If modern Americans were close to farms, as our grandparents were, we would now be changing our diets to accommodate the new season. Not because we wanted to necessarily, but because that would be all we would have to eat. Local food was all there was. Importing oranges or strawberries or tomatoes from California or Latin America was just too expensive. And factory food, except for canned vegetables and meats, wasn’t so prevalent. That meant winter squash, cool-weather greens, sweet potatoes and the like would grace the table, replacing fresh corn, tomatoes, cucumbers and watermelon.

Even with markets full of trucked-in produce from around the world, I often crave food that goes with the season. Cooler weather makes me want warm, filling and comfortable dishes. Like garlic chicken, braised lamb shanks, daube of beef (beef stew), slow-cooked beans, roasted vegetables and potatoes.
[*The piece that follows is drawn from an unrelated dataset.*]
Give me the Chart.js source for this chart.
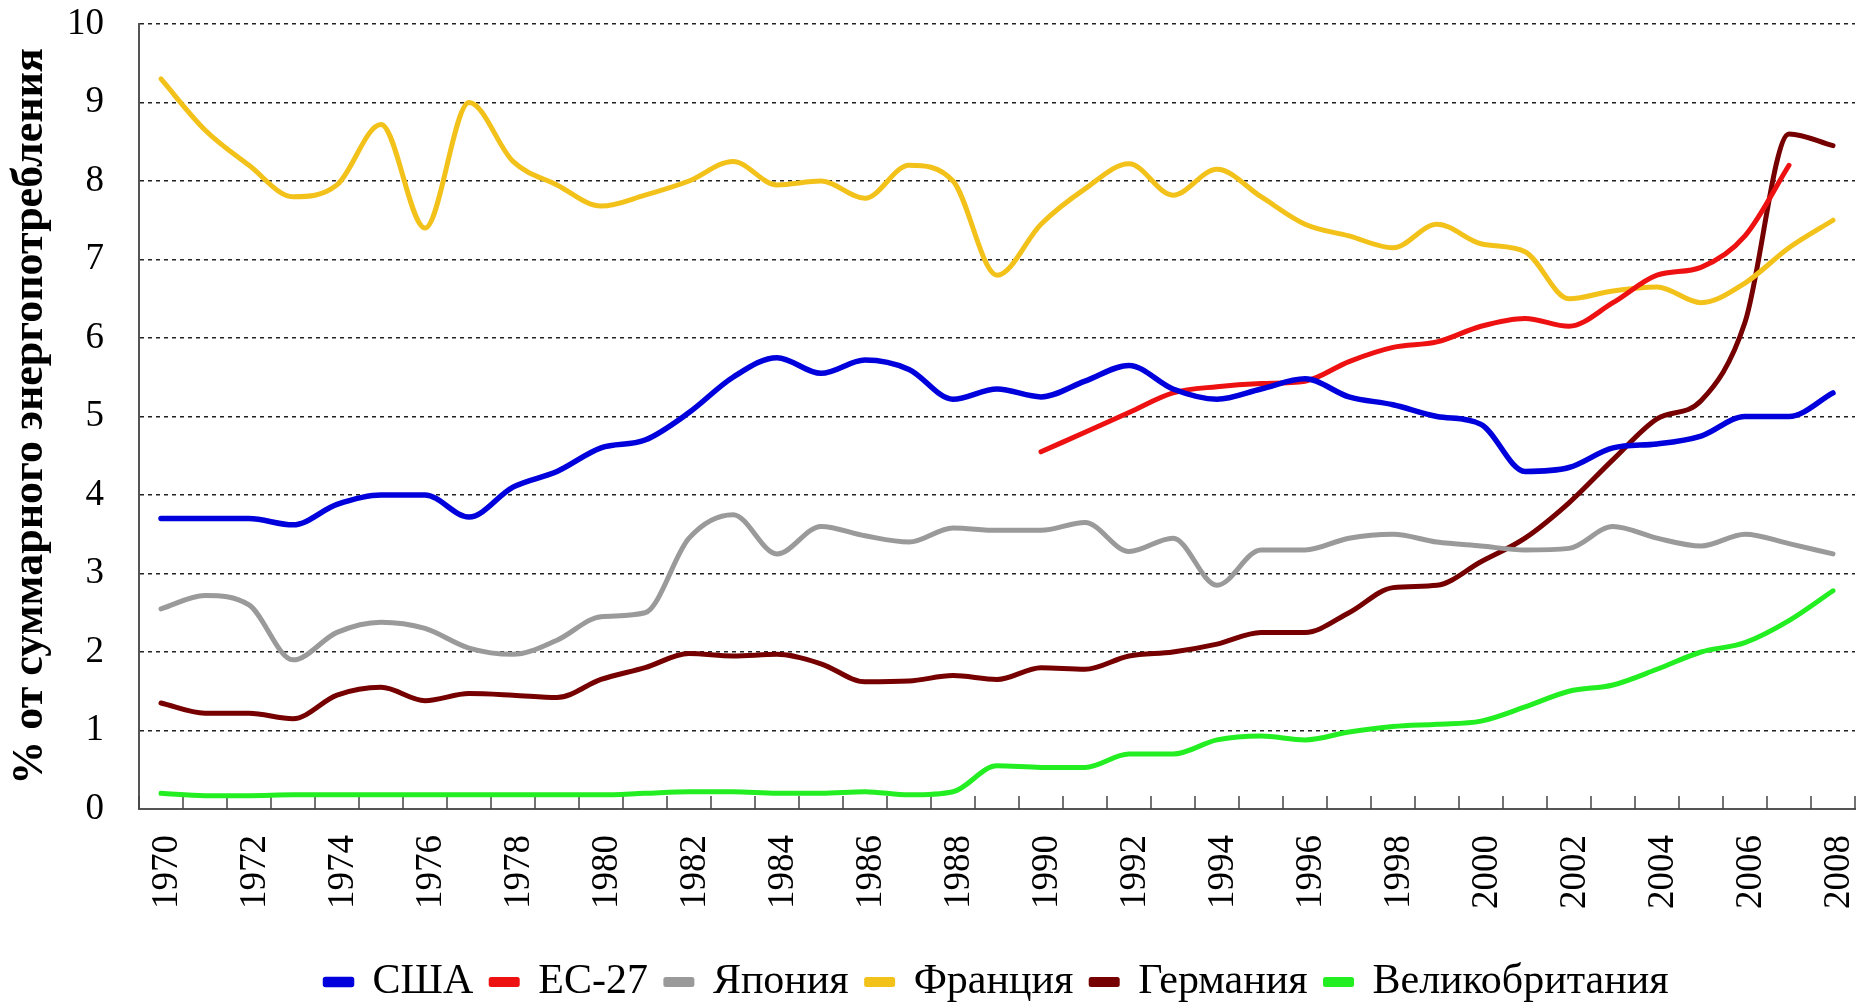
<!DOCTYPE html>
<html>
<head>
<meta charset="utf-8">
<script src="https://cdn.jsdelivr.net/npm/chart.js@4.4.1/dist/chart.umd.min.js"></script>
<style>
  html, body { margin: 0; padding: 0; background: #fff; }
  #wrap { width: 1862px; height: 1002px; }
</style>
</head>
<body>
<div id="wrap"><canvas id="chart"></canvas></div>
<script>
const years = ['1970', '1971', '1972', '1973', '1974', '1975', '1976', '1977', '1978', '1979',
  '1980', '1981', '1982', '1983', '1984', '1985', '1986', '1987', '1988', '1989',
  '1990', '1991', '1992', '1993', '1994', '1995', '1996', '1997', '1998', '1999',
  '2000', '2001', '2002', '2003', '2004', '2005', '2006', '2007', '2008']

// only every other year gets a label
const tickYears = ['1970', '1972', '1974', '1976', '1978', '1980', '1982', '1984', '1986', '1988',
  '1990', '1992', '1994', '1996', '1998', '2000', '2002', '2004', '2006', '2008']

const usa = [3.7, 3.7, 3.7, 3.62, 3.88, 4.0, 4.0, 3.72, 4.1, 4.3,
  4.6, 4.7, 5.05, 5.5, 5.75, 5.55, 5.72, 5.6, 5.22, 5.35,
  5.25, 5.45, 5.65, 5.35, 5.22, 5.35, 5.48, 5.25, 5.15, 5.0,
  4.9, 4.3, 4.35, 4.6, 4.65, 4.75, 5.0, 5.0, 5.3]

const eu27 = [null, null, null, null, null, null, null, null, null, null,
  null, null, null, null, null, null, null, null, null, null,
  4.55, 4.8, 5.05, 5.3, 5.38, 5.42, 5.45, 5.7, 5.88, 5.95,
  6.15, 6.25, 6.15, 6.45, 6.8, 6.9, 7.3, 8.2, null]

const japan = [2.55, 2.72, 2.6, 1.9, 2.25, 2.38, 2.3, 2.05, 1.97, 2.15,
  2.45, 2.5, 3.45, 3.75, 3.25, 3.6, 3.48, 3.4, 3.58, 3.55,
  3.55, 3.65, 3.28, 3.45, 2.85, 3.3, 3.3, 3.45, 3.5, 3.4,
  3.35, 3.3, 3.32, 3.6, 3.45, 3.35, 3.5, 3.38, 3.25]

const france = [9.3, 8.65, 8.2, 7.8, 7.95, 8.72, 7.4, 9.0, 8.25, 7.95,
  7.68, 7.82, 8.0, 8.25, 7.95, 8.0, 7.78, 8.2, 8.0, 6.8,
  7.45, 7.9, 8.22, 7.82, 8.15, 7.8, 7.45, 7.3, 7.15, 7.45,
  7.2, 7.1, 6.5, 6.6, 6.65, 6.45, 6.7, 7.15, 7.5]

const germany = [1.35, 1.22, 1.22, 1.15, 1.45, 1.55, 1.38, 1.47, 1.45, 1.42,
  1.65, 1.8, 1.98, 1.95, 1.97, 1.85, 1.62, 1.63, 1.7, 1.65,
  1.8, 1.78, 1.95, 2.0, 2.1, 2.25, 2.25, 2.5, 2.82, 2.85,
  3.15, 3.45, 3.9, 4.45, 4.97, 5.2, 6.2, 8.6, 8.45]

const uk = [0.2, 0.17, 0.17, 0.18, 0.18, 0.18, 0.18, 0.18, 0.18, 0.18,
  0.18, 0.2, 0.22, 0.22, 0.2, 0.2, 0.22, 0.18, 0.22, 0.55,
  0.53, 0.53, 0.7, 0.7, 0.88, 0.93, 0.88, 0.98, 1.05, 1.08,
  1.12, 1.3, 1.5, 1.58, 1.78, 2.0, 2.12, 2.4, 2.78]

const serif = "'Liberation Serif', 'Times New Roman', serif"

// small upward tick marks between the years, like the original
const innerTicks = {
  id: "innerTicks",
  beforeDatasetsDraw(chart) {
    const x = chart.scales.x
    const { ctx, chartArea } = chart
    const step = x.getPixelForValue(1) - x.getPixelForValue(0)
    ctx.save()
    ctx.strokeStyle = "#444"
    ctx.lineWidth = 1.5
    for (let i = 0; i <= years.length; i++) {
      const px = x.getPixelForValue(i) - step / 2
      ctx.beginPath()
      ctx.moveTo(px, chartArea.bottom)
      ctx.lineTo(px, chartArea.bottom - 13)
      ctx.stroke()
    }
    ctx.restore()
  }
}

function series(label, data, color, width) {
  return {
    label: label,
    data: data,
    borderColor: color,
    backgroundColor: color,
    borderWidth: width,
    borderCapStyle: "round",
    borderJoinStyle: "round",
    pointRadius: 0,
    cubicInterpolationMode: "monotone",
    spanGaps: false
  }
}

new Chart(document.getElementById("chart"), {
  type: "line",
  data: {
    labels: years,
    datasets: [
      series("США", usa, "#0000dd", 5.5),
      series("ЕС-27", eu27, "#ee1111", 5),
      series("Япония", japan, "#9a9a9a", 5),
      series("Франция", france, "#f2c21b", 5),
      series("Германия", germany, "#760000", 5),
      series("Великобритания", uk, "#22ee22", 5)
    ]
  },
  plugins: [innerTicks],
  options: {
    responsive: true,
    maintainAspectRatio: false,
    animation: false,
    layout: { padding: { top: 24, right: 7, left: 0, bottom: -11 } },
    plugins: {
      legend: {
        position: "bottom",
        fullSize: false,
        labels: {
          color: "#000",
          font: { family: serif, size: 42 },
          boxWidth: 26,
          boxHeight: 5,
          padding: 18
        }
      },
      tooltip: { enabled: false }
    },
    scales: {
      x: {
        offset: true,
        grid: { display: false, drawTicks: false },
        border: { display: true, color: "#555", width: 2 },
        ticks: {
          autoSkip: false,
          maxRotation: 90,
          minRotation: 90,
          padding: 26,
          labelOffset: 6,
          color: "#000",
          font: { family: serif, size: 37 },
          callback: function (value, index) {
            const y = years[index]
            return tickYears.includes(y) ? y : ""
          }
        },
        afterFit: function (scale) {
          scale.height = 134
          scale.paddingLeft = 0
          scale.paddingRight = 0
        }
      },
      y: {
        min: 0,
        max: 10,
        ticks: {
          stepSize: 1,
          padding: 35,
          color: "#000",
          font: { family: serif, size: 37 }
        },
        grid: { color: "#222", lineWidth: 1.5, drawTicks: false },
        border: { display: true, color: "#555", width: 2, dash: [4, 4] },
        title: {
          display: true,
          text: "% от суммарного энергопотребления",
          color: "#000",
          font: { family: serif, size: 44, weight: "bold" },
          padding: { top: 4, bottom: 0 }
        },
        afterFit: function (scale) {
          scale.width = 139
          scale.paddingTop = 0
          scale.paddingBottom = 0
        }
      }
    }
  }
})
</script>
</body>
</html>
It’s as if the appetite responds to the need to stay warm, to add a little winter padding to the body’s outer layer and help it survive the cold winter coming.

Garlic chicken is a great example. This simple dish uses 50 or 60 garlic cloves buried under browned chicken pieces and cooked with wine and stock. Serve it over hot cajun or plain rice. Soak up the juices with some good bread. Wash it down with a light pinot, or Brouilly, and you have prepared yourself for the next chilly autumn day.